Joe Biden’s family says yes — will he?

AP Photo/J. Scott Applewhite

(CNN) — Vice President Joe Biden has personally made a series of calls this week to Democratic strategists from Iowa, New Hampshire and South Carolina, asking a final round of detailed questions about how — not whether — to launch a 2016 presidential campaign.

People familiar with the conversations tell CNN that Biden has been making the calls throughout the week, including on Wednesday, just as many leading Democrats argued the window to a potential candidacy was closing in the wake of Hillary Clinton’s strong performance in the party’s first presidential debate. He is asking these people to work for him if he runs.

The vice president has been making clear that his family is fully supportive of him jumping into the 2016 race, according to people familiar with the calls. They are guided by the belief that he has the best chance of keeping the White House in Democratic hands and he could forever regret taking a pass at another shot at the presidency.

The new round of calls this week — from the vice president himself, not simply his top advisers — suggest Biden is finally moving toward announcing a decision. He has been down this road before, inching close to a run but pulling back, so his next steps are far from certain.
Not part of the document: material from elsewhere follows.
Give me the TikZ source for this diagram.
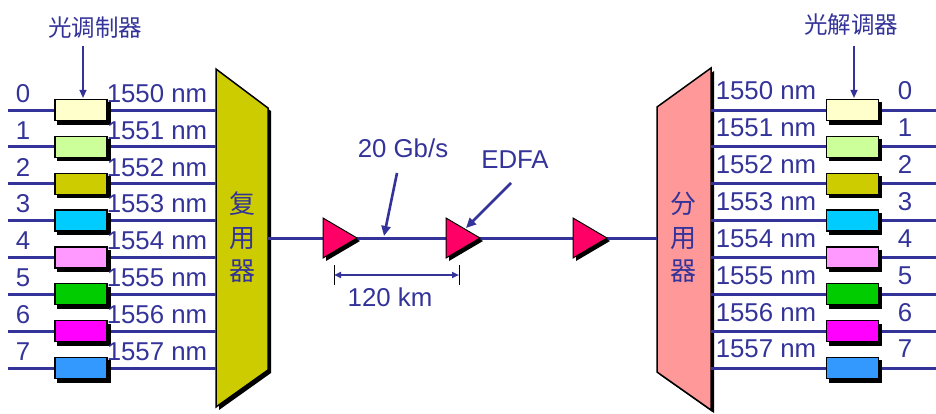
\documentclass[tikz,border=0pt]{standalone}
\usepackage{fontspec}
\setmainfont{Liberation Sans}
\newfontfamily\cjk{Noto Sans CJK SC}
\usetikzlibrary{arrows.meta,calc}
\definecolor{ink}{HTML}{333399}
\definecolor{muxfill}{HTML}{CCCC00}
\definecolor{demuxfill}{HTML}{FF9999}
\definecolor{ampfill}{HTML}{FF0066}
\definecolor{c0}{HTML}{FFFFCC}
\definecolor{c1}{HTML}{CCFF99}
\definecolor{c2}{HTML}{CCCC00}
\definecolor{c3}{HTML}{00CCFF}
\definecolor{c4}{HTML}{FF99FF}
\definecolor{c5}{HTML}{00CC00}
\definecolor{c6}{HTML}{FF00FF}
\definecolor{c7}{HTML}{3399FF}
\begin{document}
\begin{tikzpicture}[x=1pt,y=-1pt,
  txt/.style={text=ink, font=\fontsize{25.8}{30}\selectfont, inner sep=0pt},
  cjktxt/.style={text=ink, font=\cjk\fontsize{23.5}{26}\selectfont, inner sep=0pt},
  boxtxt/.style={text=ink, font=\cjk\fontsize{26}{33.5}\selectfont, inner sep=0pt, align=center},
  fiber/.style={draw=ink, line width=3pt},
  modbox/.style={draw=black, line width=1.2pt, minimum width=52pt, minimum height=21pt, inner sep=0pt},
  thinarrow/.style={draw=ink, line width=1.3pt, -{Triangle[length=8pt,width=7pt]}},
  bigarrow/.style={draw=ink, line width=2.6pt, -{Triangle[length=10pt,width=9pt]}},
  dimarrow/.style={draw=ink, line width=2pt, {Triangle[length=7pt,width=6pt]}-{Triangle[length=7pt,width=6pt]}},
  tick/.style={draw=black, line width=0.9pt},
  pics/ampli/.style={code={
    \fill[black] (-14,-17) -- (20,3) -- (-14,23) -- cycle;
    \filldraw[fill=ampfill,draw=black,line width=1pt] (-17,-20) -- (17,0) -- (-17,20) -- cycle;
  }}]
\useasboundingbox (0,0) rectangle (936,413);
\fill[white] (0,0) rectangle (936,413);

% multiplexer
\fill[black] (219,72) -- (271,111) -- (271,373) -- (219,410) -- cycle;
\filldraw[fill=muxfill,draw=black,line width=1.5pt] (216,69) -- (268,108) -- (268,370) -- (216,407) -- cycle;
\node[boxtxt] (mux) at (242,237.5) {复\\用\\器};

% demultiplexer
\fill[black] (660,110) -- (714,71) -- (714,413) -- (660,375) -- cycle;
\filldraw[fill=demuxfill,draw=black,line width=1.5pt] (657,107) -- (711,68) -- (711,410) -- (657,372) -- cycle;
\node[boxtxt] (demux) at (683,237.5) {分\\用\\器};

\foreach \i in {0,...,7} {
  \pgfmathsetmacro\yy{110+\i*36.86}
  \pgfmathtruncatemacro\wl{1550+\i}
  % left side
  \coordinate (inL\i) at (8,\yy);
  \coordinate (muxin\i) at (216,\yy);
  \draw[fiber] (inL\i) -- (muxin\i);
  \node[modbox, fill=black] (shm\i) at (84,\yy+3.5) {};
  \node[modbox, fill=c\i] (mod\i) at (81,\yy) {};
  \node[txt] (nl\i) at (23,\yy-16.5) {\i};
  \node[txt] (wl\i) at (157,\yy-16.5) {\wl\ nm};
  % right side
  \coordinate (demuxout\i) at (711,\yy);
  \coordinate (outR\i) at (936,\yy);
  \draw[fiber] (demuxout\i) -- (outR\i);
  \node[modbox, fill=black] (shd\i) at (855.5,\yy+3.5) {};
  \node[modbox, fill=c\i] (dem\i) at (852.5,\yy) {};
  \node[txt] (nr\i) at (905,\yy-19) {\i};
  \node[txt] (wr\i) at (766,\yy-19) {\wl\ nm};
}

% labels of modulators
\node[cjktxt] (modlbl) at (95,28) {光调制器};
\draw[thinarrow] ($(mod0.north)+(2,-53)$) -- ($(mod0.north)+(2,-1)$);
\node[cjktxt] (demlbl) at (851,25) {光解调器};
\draw[thinarrow] ($(dem0.north)+(1.5,-53)$) -- ($(dem0.north)+(1.5,-1)$);

% trunk fibre
\coordinate (muxout) at (268,238);
\coordinate (demuxin) at (657,238);
\draw[fiber] (muxout) -- (demuxin);
\pic at (340,238) {ampli};
\pic at (463,238) {ampli};
\pic at (590,238) {ampli};

% 20 Gb/s
\node[txt] (rate) at (403,148) {20 Gb/s};
\coordinate (rateTail) at (397,173);
\coordinate (rateTip) at (384,236);
\draw[bigarrow] (rateTail) -- (rateTip);

% EDFA
\node[txt] (edfa) at (515,160) {EDFA};
\coordinate (edfaTail) at (511,183);
\coordinate (edfaTip) at (466,228);
\draw[bigarrow] (edfaTail) -- (edfaTip);

% span dimension
\coordinate (dimA) at (334,275);
\coordinate (dimB) at (459,275);
\draw[tick] ($(dimA)+(0,-10)$) -- ($(dimA)+(0,10)$);
\draw[tick] ($(dimB)+(0,-10)$) -- ($(dimB)+(0,10)$);
\draw[dimarrow] (dimA) -- (dimB);
\node[txt] (span) at (390,297) {120 km};
\end{tikzpicture}
\end{document}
A senior Democratic official tells CNN indications from the Biden inner circle are that the vice president will likely decide in the next three days. The official said they gave no indication what that decision would be. The source said there is a sense of growing impatience among some Democratic officials over the uncertainty.

Biden is still leaving the impression this week that he wants to join the race, people familiar with the calls say, and does not seem dissuaded by the argument that he could complicate the party’s nominating fight or damage his own reputation.

“His family is totally on board,” one top Democrat who has spoken to Biden this week told CNN, speaking on condition of anonymity to discuss the private conversation. “He wants to do this.”

The question of whether he has waited too long comes up in the conversations, people familiar with the calls say, which could be the most important remaining consideration in his decision. It could also provide an exit strategy for him if he ultimately decides against running after doing little to quiet weeks of speculation.

The arguments in favor of running, according to people who have spoken with the Vice President and his team of advisers, include:

He would have full access to the vaunted Obama campaign email list, since Biden is effectively a part owner since he was on the ticket in 2008 and 2012.
A handful of influential labor unions have not yet endorsed a Democratic candidate, including international unions representing the firefighters, steelworkers, SEIU and Teamsters.
One potential point of entry into the race comes October 24 at Iowa’s Jefferson-Jackson Day Dinner, when thousands of party activists will descend on Des Moines. If he decides to vigorously campaign for the Iowa caucuses in February, his supporters believe this is a moment that shouldn’t be missed, given the high-profile event is attracting the rest of the party’s top candidates.

Yet a Biden candidacy is also challenging. The campaign has moved quickly – even more so in recent weeks – and Biden would have to work to compete with his fellow Democrats at that Iowa dinner. It’s remembered for being a break-out moment for Obama in 2007.

But Katy Perry is scheduled to perform for Clinton that night. The question is whether Biden can compete — or catch up — with a race that’s been underway for months.

Biden himself teased the press earlier Thursday when he was repeatedly asked about whether he would run for president. “I’ll talk to you all about that later,” Biden told members of the media earlier in the day, after laughing at their 2016-related questions.